Nick Smith won't pursue defamation action
Conservation Minister Nick Smith has decided against taking defamation action after allegations of political interference at Fish & Game council meeting.
Instead, he will write a "strongly worded" legal letter to Association of Freshwater Anglers president David Haynes.
Smith yesterday threatened legal action against Haynes after Haynes accused Smith of political interference.
Smith said Haynes' comments were "unfair and untrue".
Haynes said Smith had been highly critical of Fish & Game at a Fish & Game council meeting in Wellington this month.
"Nick Smith is very good at talking at and over people," Haynes said.
"He was wading into them, and they sat very quietly and listened to what he was saying.
"From my perspective they [Fish & Game] were very clearly being castigated, it could be construed as political interference - this was about telling Fish & Game to wind their neck in."
Haynes refused to resile from yesterday's comments. Smith said they "completely contradicted" comments made by Haynes immediately after the meeting.
Haynes write a blog post the day after the meeting, saying Cmith had "chided" Fish and Game.
"There were two notable speakers on the day that I attended: Graeme Colman from Horizons Research who presented the Fish & Game-funded research that confirmed the public perceptions of how intensive agriculture has an adverse environmental impact, as well as data indicating 60 per cent of the public want clean and swimmable rivers.
"This was in sharp contrast to the views of the second speaker, the Hon Nick Smith, Minister for Housing and Conservation.
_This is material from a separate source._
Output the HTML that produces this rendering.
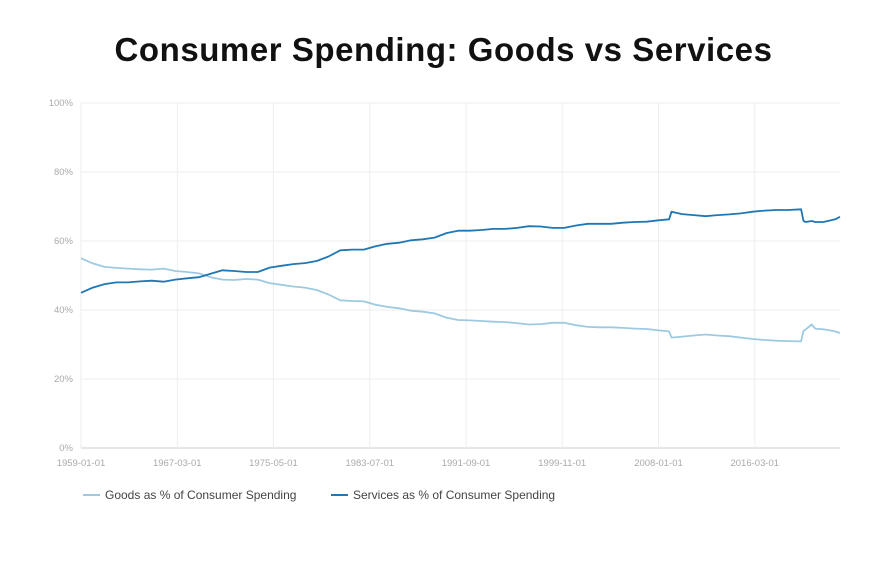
<!DOCTYPE html>
<html><head><meta charset="utf-8"><style>
body{margin:0;background:#fff;width:887px;height:568px;overflow:hidden;font-family:"Liberation Sans",sans-serif}
#title{position:absolute;left:0;width:887px;top:31px;text-align:center;font-weight:bold;font-size:33px;color:#111;letter-spacing:0.55px}
svg{position:absolute;left:0;top:0}
</style></head><body>
<div id="title">Consumer Spending: Goods vs Services</div>
<svg id="chart" width="887" height="568"></svg>
<script>
const years=[1959,1960,1961,1962,1963,1964,1965,1966,1967,1968,1969,1970,1971,1972,1973,1974,1975,1976,1977,1978,1979,1980,1981,1982,1983,1984,1985,1986,1987,1988,1989,1990,1991,1992,1993,1994,1995,1996,1997,1998,1999,2000,2001,2002,2003,2004,2005,2006,2007,2008,2008.9,2009.1,2010,2011,2012,2013,2014,2015,2016,2017,2018,2019,2020.1,2020.3,2020.5,2021,2021.3,2022,2023,2023.4];
const services=[45,46.5,47.5,48,48,48.3,48.5,48.2,48.8,49.2,49.5,50.5,51.5,51.3,51,51,52.3,52.8,53.3,53.6,54.2,55.5,57.3,57.5,57.5,58.5,59.2,59.5,60.2,60.5,61,62.3,63,63,63.2,63.5,63.5,63.8,64.3,64.2,63.8,63.8,64.5,65,65,65,65.3,65.5,65.6,66,66.3,68.5,67.8,67.5,67.2,67.5,67.7,68,68.5,68.8,69,69,69.2,65.8,65.5,65.8,65.5,65.5,66.3,67];
const goods=[55,53.5,52.5,52.2,52,51.8,51.7,52,51.3,51,50.6,49.5,48.8,48.7,49,48.8,47.8,47.3,46.8,46.5,45.8,44.5,42.8,42.6,42.5,41.5,40.9,40.5,39.8,39.5,39,37.8,37.1,37,36.8,36.6,36.5,36.2,35.8,35.9,36.3,36.3,35.6,35.1,35,35,34.8,34.6,34.5,34.1,33.8,32,32.3,32.6,32.9,32.6,32.4,32,31.6,31.3,31.1,31,30.9,33.9,34.4,35.8,34.6,34.4,33.8,33.3];
const yTicks=[0,20,40,60,80,100];
const xTickLabels=["1959-01-01","1967-03-01","1975-05-01","1983-07-01","1991-09-01","1999-11-01","2008-01-01","2016-03-01"];
const xTickYears=[1959,1967.17,1975.33,1983.5,1991.67,1999.83,2008,2016.17];
const X0=81,X1=840,Y0=448,Y1=103,YMIN=1959,YMAX=2023.4;
const xs=v=>X0+(v-YMIN)/(YMAX-YMIN)*(X1-X0);
const ys=v=>Y0-(v/100)*(Y0-Y1);
const svg=document.getElementById('chart');const NS='http://www.w3.org/2000/svg';
function mk(t,a){const e=document.createElementNS(NS,t);for(const k in a)e.setAttribute(k,a[k]);svg.appendChild(e);return e;}
yTicks.forEach(v=>{
 const l=mk('line',{x1:X0,x2:X1,y1:ys(v),y2:ys(v),stroke:v===0?'#ccc':'#eee','stroke-width':1});
 
 
 const t=mk('text',{x:X0-8,y:ys(v)+3,'text-anchor':'end','font-size':9.5,fill:'#aaa'});t.textContent=v+'%';
 
 
});
xTickYears.forEach((v,i)=>{
 const l=mk('line',{x1:xs(v),x2:xs(v),y1:Y1,y2:Y0,stroke:'#eee','stroke-width':1});
 
 
 const t=mk('text',{x:xs(v),y:Y0+18,'text-anchor':'middle','font-size':9.5,fill:'#aaa'});t.textContent=xTickLabels[i];
 
 
});
function line(arr,color,name){
 const d=arr.map((v,i)=>(i?'L':'M')+xs(years[i]).toFixed(1)+','+ys(v).toFixed(1)).join('');
 const p=mk('path',{d:d,fill:'none',stroke:color,'stroke-width':1.8,'stroke-linejoin':'round'});
 
 
}
line(goods,'#9ecae1','goods-line');
line(services,'#1f77b4','services-line');
const leg=[['Goods as % of Consumer Spending','#9ecae1',83,'legend-goods'],['Services as % of Consumer Spending','#1f77b4',331,'legend-services']];
leg.forEach(([txt,c,x,n])=>{
 const l=mk('line',{x1:x,x2:x+17,y1:495,y2:495,stroke:c,'stroke-width':2});
 
 
 const t=mk('text',{x:x+22,y:499,'font-size':12,fill:'#444'});t.textContent=txt;
 
 
});
</script>
</body></html>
Smith delivered his opinions and thoughts as professionally as ever, albeit the medium outshone the message on several occasions."
Smith said he had spoken with his lawyer, and heeded the advice of Prime Minister John Key.
"I'm going to send Mr Haynes a letter, just simply saying that his comments were defamatory, that they contradict his statement immediately after the meeting ... that they weren't correct, but there'll be no further action."
Key said yesterday a defamation suit would be "a step too far and a bit silly".
He would be having a "regular catch-up" today with environmental groups, which included Fish & Game's chief executive, Bryce Johnson.
"Every, I think it is couple of months, I have an annual catch-up with the environmental NGOs," Key said.
"They run through their issues of concern."
He said Smith had been clear that any changes that were made to Fish & Game legislation "would be changes at the request of Fish & Game that is in the area of licensing".
Smith confirmed there would be no change to the mandate of Fish & Game, though he would like to introduce a law change to allow them more flexibility to sell game and fishing licences.